# To do:
Give only a count of the lines that include the string "this".

:: Data rows ::

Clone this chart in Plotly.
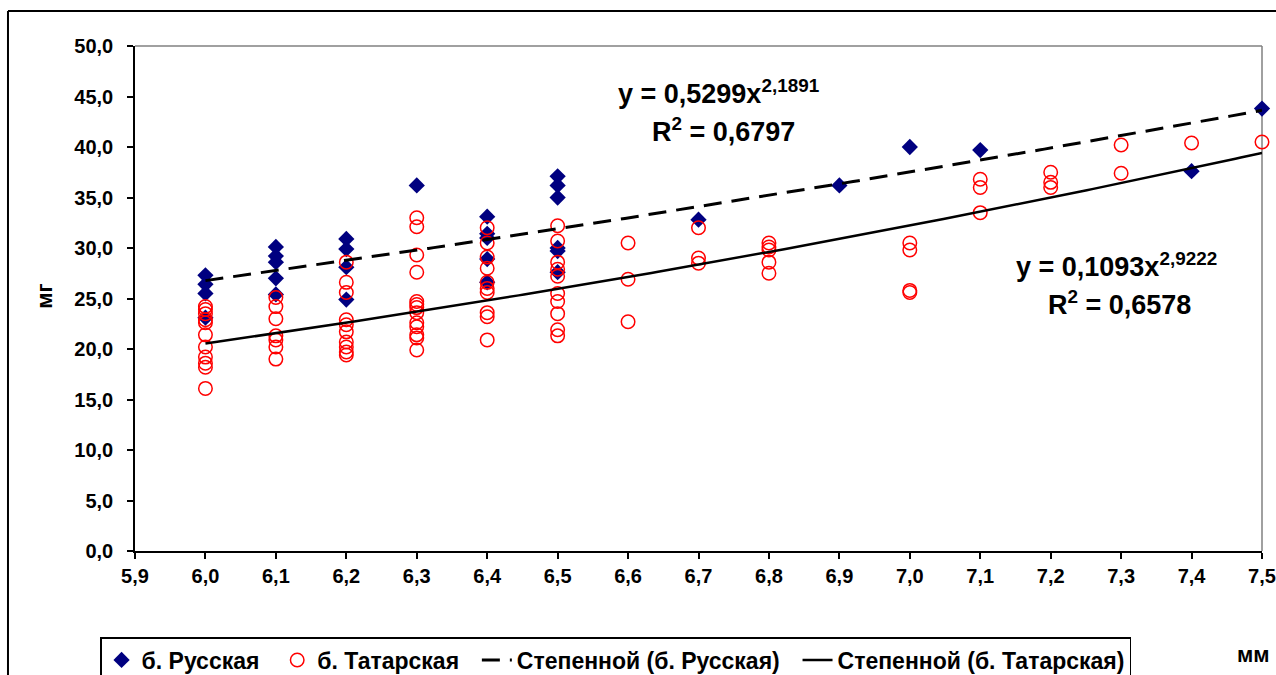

:::
:: Data rows ::

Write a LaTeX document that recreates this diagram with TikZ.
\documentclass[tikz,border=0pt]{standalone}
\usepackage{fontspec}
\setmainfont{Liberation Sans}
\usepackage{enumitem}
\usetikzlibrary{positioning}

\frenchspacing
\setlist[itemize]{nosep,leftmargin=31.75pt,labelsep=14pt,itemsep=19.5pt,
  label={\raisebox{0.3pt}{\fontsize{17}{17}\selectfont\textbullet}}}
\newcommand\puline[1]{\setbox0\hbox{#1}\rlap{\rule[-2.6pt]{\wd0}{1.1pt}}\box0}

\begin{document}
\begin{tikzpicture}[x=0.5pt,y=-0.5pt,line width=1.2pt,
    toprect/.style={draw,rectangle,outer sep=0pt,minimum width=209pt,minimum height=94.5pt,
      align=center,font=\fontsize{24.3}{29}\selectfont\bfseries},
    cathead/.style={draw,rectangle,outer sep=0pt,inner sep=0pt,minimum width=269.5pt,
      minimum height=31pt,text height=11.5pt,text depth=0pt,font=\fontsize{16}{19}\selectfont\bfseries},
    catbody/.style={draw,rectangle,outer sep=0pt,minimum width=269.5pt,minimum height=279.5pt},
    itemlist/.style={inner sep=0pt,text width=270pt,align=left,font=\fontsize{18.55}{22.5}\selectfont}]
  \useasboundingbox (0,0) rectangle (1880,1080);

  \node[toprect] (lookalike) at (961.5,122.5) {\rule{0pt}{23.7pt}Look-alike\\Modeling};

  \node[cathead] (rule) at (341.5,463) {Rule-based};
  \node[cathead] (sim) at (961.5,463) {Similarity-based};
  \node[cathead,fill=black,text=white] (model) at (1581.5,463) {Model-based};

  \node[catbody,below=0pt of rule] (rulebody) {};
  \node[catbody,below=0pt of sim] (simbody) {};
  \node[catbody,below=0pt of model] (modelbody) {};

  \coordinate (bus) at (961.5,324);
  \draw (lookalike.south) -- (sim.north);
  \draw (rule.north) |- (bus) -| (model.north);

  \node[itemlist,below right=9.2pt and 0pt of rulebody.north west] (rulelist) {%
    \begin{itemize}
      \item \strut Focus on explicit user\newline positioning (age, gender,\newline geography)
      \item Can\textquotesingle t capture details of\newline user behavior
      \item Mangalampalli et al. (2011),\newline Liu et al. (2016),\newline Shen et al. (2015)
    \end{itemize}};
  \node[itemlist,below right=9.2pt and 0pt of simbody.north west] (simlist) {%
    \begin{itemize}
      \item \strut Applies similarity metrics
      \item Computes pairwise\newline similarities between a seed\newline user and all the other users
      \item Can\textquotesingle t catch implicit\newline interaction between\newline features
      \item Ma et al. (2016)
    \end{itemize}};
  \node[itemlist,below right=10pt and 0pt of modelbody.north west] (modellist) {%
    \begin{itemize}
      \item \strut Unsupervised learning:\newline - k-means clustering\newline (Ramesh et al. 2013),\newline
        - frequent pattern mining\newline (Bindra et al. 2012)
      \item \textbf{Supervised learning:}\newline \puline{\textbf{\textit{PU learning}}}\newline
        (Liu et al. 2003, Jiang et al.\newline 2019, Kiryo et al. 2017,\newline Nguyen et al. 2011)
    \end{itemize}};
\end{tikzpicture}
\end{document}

:::

# Finished answer:
2